Brown has won the key vote to extend detention without charge to 42 days. There’s still the battle in the Lords to face, but it seems reports of his political death have been exaggerated.
I don’t feel particularly strongly about this issue (albeit I think much of the opposing argument has been a mixture of misinformation and hyperbolic doom-mongering about civil liberties). That said, Gary Hindle makes a good case for 42 days in today’s Guardian (a case conspicuous by its absence from government efforts to convince). His main point is that the additional judicial oversight and obligation on the state to show progress on evidence represents an advance for civil liberties on the existing arrangements which in effect allow for “detention with charge but no evidence”. This has always been the essential flaw in the Liberty and Lib Dem proposal that suspects could be charged for minor offences whilst investigations continue.

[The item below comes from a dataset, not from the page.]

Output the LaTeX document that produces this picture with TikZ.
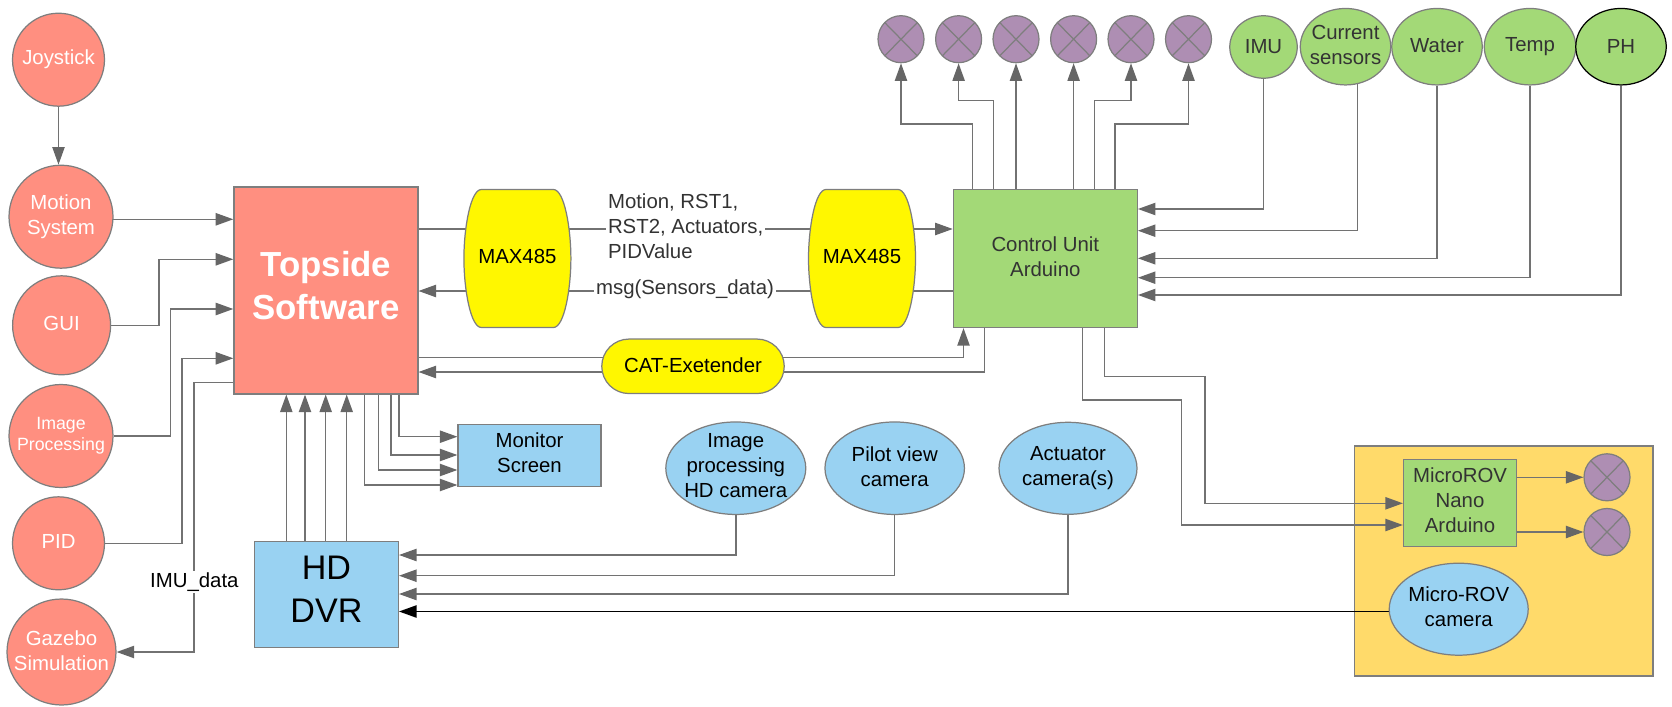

Hindle shows why this is both more illiberal and exposed to the risk of greater abuse by state actors.
Open your mind and read it all.
Oh, and “bought the vote” bleating from Tories and Lib Dems is beyond a joke. I have no idea whether the DUP were offered financial inducements to vote with the government, but unless you believe that all (bar one) Tories and Lib Dems think as one on this issue – and that there are no opposition MPs voting purely to defeat the government rather than on the issue itself – this is nothing more that the most sour of political grapes.